Komplexere Fehlerquellen

 

Daher hat auch der Gesetzgeber Möglichkeiten vorgesehen, nach einem Unfall mit einem hochautomatisierten Fahrzeug feststellen zu können, wer oder was den Unfall verursacht hat. „Heute ist das in aller Regel der Fahrer, bei Fahrzeugen mit hochautomatisierten Fahrfunktionen wird die Suche nach der Fehlerquelle komplexer“, so Käfer-Rohrbach. Auch der Hersteller, ein IT-Dienstleister, Mobilfunkanbieter, Netzbetreiber oder Kartenanbieter könnten Fehler machen. Fahrzeuge mit hochautomatisierten Funktionen müssen daher einen Datenspeicher an Bord haben, der aufzeichnet, ob der Mensch oder der Computer in einer bestimmten Situation die Fahraufgabe innehatte, wo sich das Auto wann befand, wann die Steuerung gewechselt bzw. der Fahrer zur Übernahme aufgefordert wurde oder ob eine technische Störung aufgetreten ist.

Auswirkungen auf Unfallgeschehen und Kosten eher gering

 

Staupiloten wie der „Drive Pilot’ dienen laut GDV in erster Linie dem Komfort der Fahrer. Die zugrunde liegenden Assistenzsysteme wie Notbremsassistenten und Spurhaltesysteme haben aber tatsächlich weniger Unfälle und mehr Sicherheit im Straßenverkehr zur Folge, wie eine Studie des Verbandes jüngst zeigte.
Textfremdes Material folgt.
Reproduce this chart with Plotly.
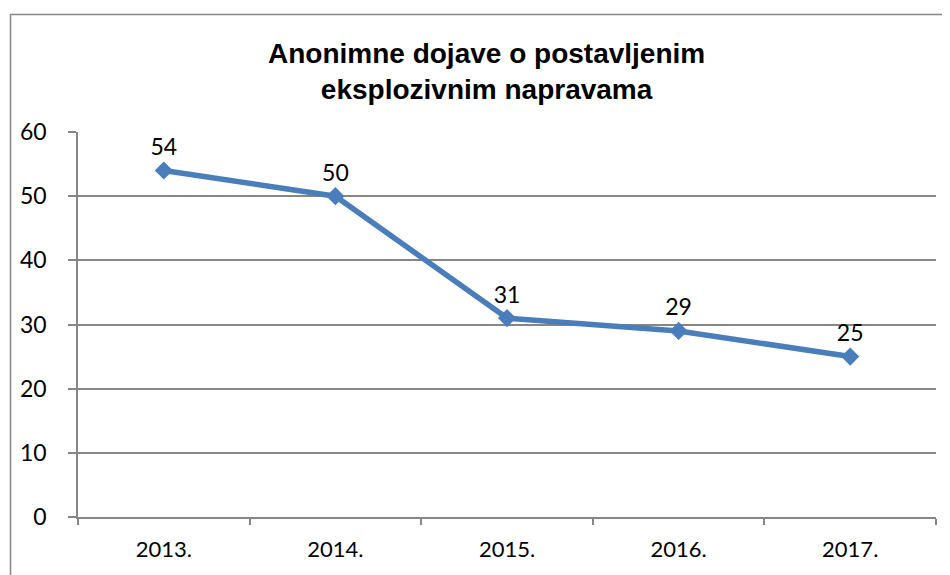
import plotly.graph_objects as go

years = ["2013.", "2014.", "2015.", "2016.", "2017."]
values = [54, 50, 31, 29, 25]
y_ticks = [0, 10, 20, 30, 40, 50, 60]
title_lines = ["Anonimne dojave o postavljenim", "eksplozivnim napravama"]

# page body has an 8px margin; figure coordinates below are screen - 8
OFF = 8
W, H = 942, 567
L, R, T, B = 78 - OFF, W - (936 - OFF), 132 - OFF, H - (517 - OFF)
pw, ph = W - L - R, H - T - B

def px_to_paper_x(px):
    return (px - OFF - L) / pw

def px_to_paper_y(py):
    return (H - B - (py - OFF)) / ph

line_color = "#4A7EBB"
axis_color = "#868686"
font_family = "Lato, 'Open Sans', sans-serif"

fig = go.Figure()
fig.add_trace(go.Scatter(
    x=years, y=values,
    mode="lines+markers+text",
    line=dict(color=line_color, width=5.5),
    marker=dict(symbol="diamond", size=14, color=line_color),
    text=[str(v) for v in values],
    textposition="top center",
    textfont=dict(family=font_family, size=23, color="#000000"),
    cliponaxis=False,
    showlegend=False,
))

fig.update_layout(
    width=W, height=H,
    margin=dict(l=L, r=R, t=T, b=B),
    paper_bgcolor="white", plot_bgcolor="white",
    annotations=[dict(
        text="<b>" + title_lines[0] + "</b><br><b>" + title_lines[1] + "</b>",
        xref="paper", yref="paper",
        x=px_to_paper_x(486), y=px_to_paper_y(36),
        xanchor="center", yanchor="top", showarrow=False,
        font=dict(family="Liberation Sans, Arial, sans-serif", size=28, color="#000000"),
        align="center",
    )],
    shapes=[dict(
        type="rect", xref="paper", yref="paper",
        x0=px_to_paper_x(10.5), x1=px_to_paper_x(970),
        y0=px_to_paper_y(600), y1=px_to_paper_y(14.5),
        line=dict(color=axis_color, width=1.5), fillcolor="rgba(0,0,0,0)",
        layer="below",
    )],
)

fig.update_xaxes(
    type="category", range=[-0.5, len(years) - 0.5], autorange=False,
    showline=True, linecolor=axis_color, linewidth=1.5,
    ticks="outside", tickson="boundaries", ticklen=6, tickwidth=1.5, tickcolor=axis_color,
    showgrid=False,
    tickfont=dict(family=font_family, size=22, color="#000000"),
    ticklabelstandoff=12,
)
fig.update_yaxes(
    range=[0, 60], tickvals=y_ticks,
    showline=True, linecolor=axis_color, linewidth=1.5,
    ticks="outside", ticklen=8, tickwidth=1.5, tickcolor=axis_color,
    showgrid=True, gridcolor=axis_color, gridwidth=1.5,
    zeroline=False,
    tickfont=dict(family=font_family, size=23, color="#000000"),
    ticklabelstandoff=17,
)

fig.write_html("out.html")
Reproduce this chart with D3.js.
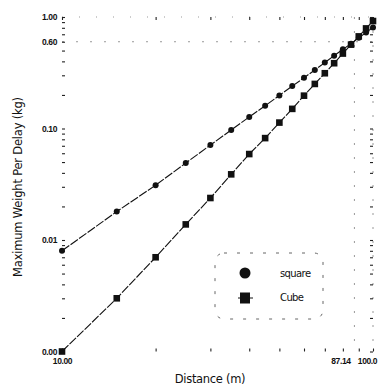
<!DOCTYPE html>
<html>
<head>
<meta charset="utf-8">
<script src="https://cdn.jsdelivr.net/npm/d3@7"></script>
<style>
  html, body { margin: 0; padding: 0; background: #fff; }
  svg { display: block; }
  text { font-family: "DejaVu Sans", Verdana, sans-serif; fill: #111; }
</style>
</head>
<body>
<svg id="chart" width="382" height="390"></svg>
<script>
const distance = [10, 15, 20, 25, 30, 35, 40, 45, 50, 55, 60, 65, 70, 75, 80, 85, 90, 95, 100];
const squareVals = [0.0080, 0.018, 0.031, 0.049, 0.071, 0.097, 0.127, 0.160, 0.198, 0.240, 0.285, 0.335, 0.390, 0.450, 0.513, 0.575, 0.650, 0.725, 0.805];
const cubeVals = [0.00100, 0.0030, 0.0070, 0.0138, 0.0238, 0.0388, 0.059, 0.082, 0.113, 0.150, 0.197, 0.251, 0.313, 0.385, 0.470, 0.565, 0.670, 0.790, 0.920];
const seriesNames = ["square", "Cube"];
const xTickValues = [10, 87.14, 100];
const xTickLabels = ["10.00", "87.14", "100.0"];
const yTickValues = [0.001, 0.01, 0.1, 0.6, 1];
const yTickLabels = ["0.00", "0.01", "0.10", "0.60", "1.00"];
const xTitle = "Distance (m)";
const yTitle = "Maximum Weight Per Delay (kg)";

const svg = d3.select("#chart");
const pLeft = 62, pRight = 373, pTop = 17, pBottom = 351.5;
const x = d3.scaleLog().domain([10, 100]).range([pLeft, pRight]);
const y = d3.scaleLog().domain([0.001, 1]).range([pBottom, pTop]);

// faint dashed guide lines (special ticks and right frame)
const guides = svg.append("g").attr("stroke", "#999").attr("stroke-width", 1)
  .attr("stroke-dasharray", "2,12").attr("fill", "none");
guides.append("line").attr("x1", x(87.14)).attr("x2", x(87.14)).attr("y1", pTop).attr("y2", pBottom);
guides.append("line").attr("x1", x(100)).attr("x2", x(100)).attr("y1", pTop).attr("y2", pBottom);
guides.append("line").attr("x1", pLeft).attr("x2", pRight).attr("y1", y(0.6)).attr("y2", y(0.6));
guides.append("line").attr("x1", pLeft).attr("x2", pRight).attr("y1", pTop).attr("y2", pTop).attr("stroke-dasharray", "1,16");

// minor tick marks on all four sides
const xMinor = x.ticks();
const yMinor = y.ticks();
function tickAxis(axis, transform) {
  const g = svg.append("g").attr("transform", transform)
    .call(axis.tickSize(-3).tickFormat(""));
  g.select(".domain").remove();
  g.selectAll(".tick line").attr("stroke", "#222").attr("stroke-width", 1.1);
  return g;
}
tickAxis(d3.axisBottom(x).tickValues(xMinor), `translate(0,${pBottom})`);
tickAxis(d3.axisTop(x).tickValues(xMinor), `translate(0,${pTop})`);
tickAxis(d3.axisLeft(y).tickValues(yMinor), `translate(${pLeft},0)`);
tickAxis(d3.axisRight(y).tickValues(yMinor), `translate(${pRight},0)`);

// tick labels
const xAxis = svg.append("g").attr("transform", `translate(0,${pBottom})`)
  .call(d3.axisBottom(x).tickValues(xTickValues).tickSize(0).tickPadding(6)
    .tickFormat((d, i) => xTickLabels[i]));
xAxis.select(".domain").remove();
xAxis.selectAll("text").style("font-family", "'Liberation Sans', Arial, sans-serif")
  .attr("font-size", 8.5).attr("font-weight", "bold").attr("letter-spacing", "-0.4")
  .attr("dx", (d, i) => [0, -14, -6][i]);

const yAxis = svg.append("g").attr("transform", `translate(${pLeft},0)`)
  .call(d3.axisLeft(y).tickValues(yTickValues).tickSize(0).tickPadding(5)
    .tickFormat((d, i) => yTickLabels[i]));
yAxis.select(".domain").remove();
yAxis.selectAll("text").style("font-family", "'Liberation Sans', Arial, sans-serif")
  .attr("font-size", 8.5).attr("font-weight", "bold").attr("letter-spacing", "-0.4");

// lines
const line = d3.line().x(d => x(d[0])).y(d => y(d[1]));
const sqData = distance.map((d, i) => [d, squareVals[i]]);
const cuData = distance.map((d, i) => [d, cubeVals[i]]);
[sqData, cuData].forEach(data => {
  svg.append("path").datum(data).attr("d", line)
    .attr("fill", "none").attr("stroke", "#111").attr("stroke-width", 1.1)
    .attr("stroke-dasharray", "9,1.5");
});

// markers
svg.append("g").selectAll("circle").data(sqData).join("circle")
  .attr("cx", d => x(d[0])).attr("cy", d => y(d[1])).attr("r", 3).attr("fill", "#111");
svg.append("g").selectAll("rect").data(cuData).join("rect")
  .attr("x", d => x(d[0]) - 3.3).attr("y", d => y(d[1]) - 3.3)
  .attr("width", 6.6).attr("height", 6.6).attr("fill", "#111");

// legend
const lg = svg.append("g");
lg.append("rect").attr("x", 215).attr("y", 253).attr("width", 108).attr("height", 66)
  .attr("rx", 9).attr("ry", 9).attr("fill", "none").attr("stroke", "#666")
  .attr("stroke-width", 1).attr("stroke-dasharray", "3,10");
lg.append("circle").attr("cx", 245).attr("cy", 273).attr("r", 5.5).attr("fill", "#111");
lg.append("line").attr("x1", 238).attr("x2", 253).attr("y1", 298).attr("y2", 298).attr("stroke", "#111");
lg.append("rect").attr("x", 240).attr("y", 292.5).attr("width", 10).attr("height", 11).attr("fill", "#111");
lg.selectAll("text.lbl").data(seriesNames).join("text").attr("class", "lbl")
  .attr("x", 280).attr("y", (d, i) => [277, 301][i])
  .attr("font-size", 10).attr("letter-spacing", "-0.6").text(d => d);

// axis titles
svg.append("text").attr("x", 210).attr("y", 383).attr("text-anchor", "middle")
  .attr("font-size", 11.5).attr("letter-spacing", "-0.3").text(xTitle);
svg.append("text").attr("transform", "translate(22,187) rotate(-90)").attr("text-anchor", "middle")
  .attr("font-size", 11.5).attr("letter-spacing", "-0.2").text(yTitle);
</script>
</body>
</html>
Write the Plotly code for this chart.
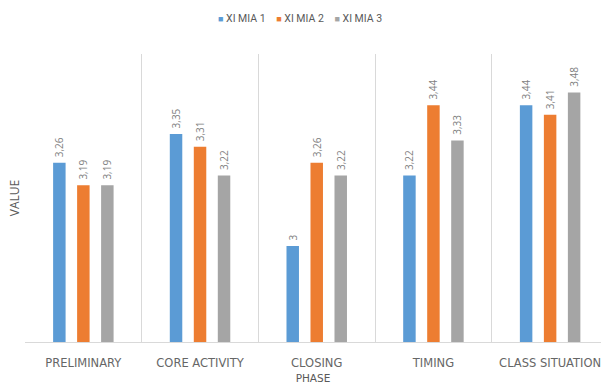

Allerdings verbreiten sich Assistenzsysteme und automatisierte Fahrfunktionen nur langsam im Fahrzeugbestand und machen Reparaturen gleichzeitig teurer. „Unter dem Strich werden durch die neuen Systeme bis 2040 die Unfallzahlen um 13 bis 19 Prozent, die Entschädigungsleistungen der Kfz-Versicherer nur um rund zwölf Prozent sinken“, sagt Käfer-Rohrbach. Im Bezugsjahr der Studie 2019 hatten die Versicherer Schäden in Höhe von rund 25 Milliarden Euro reguliert.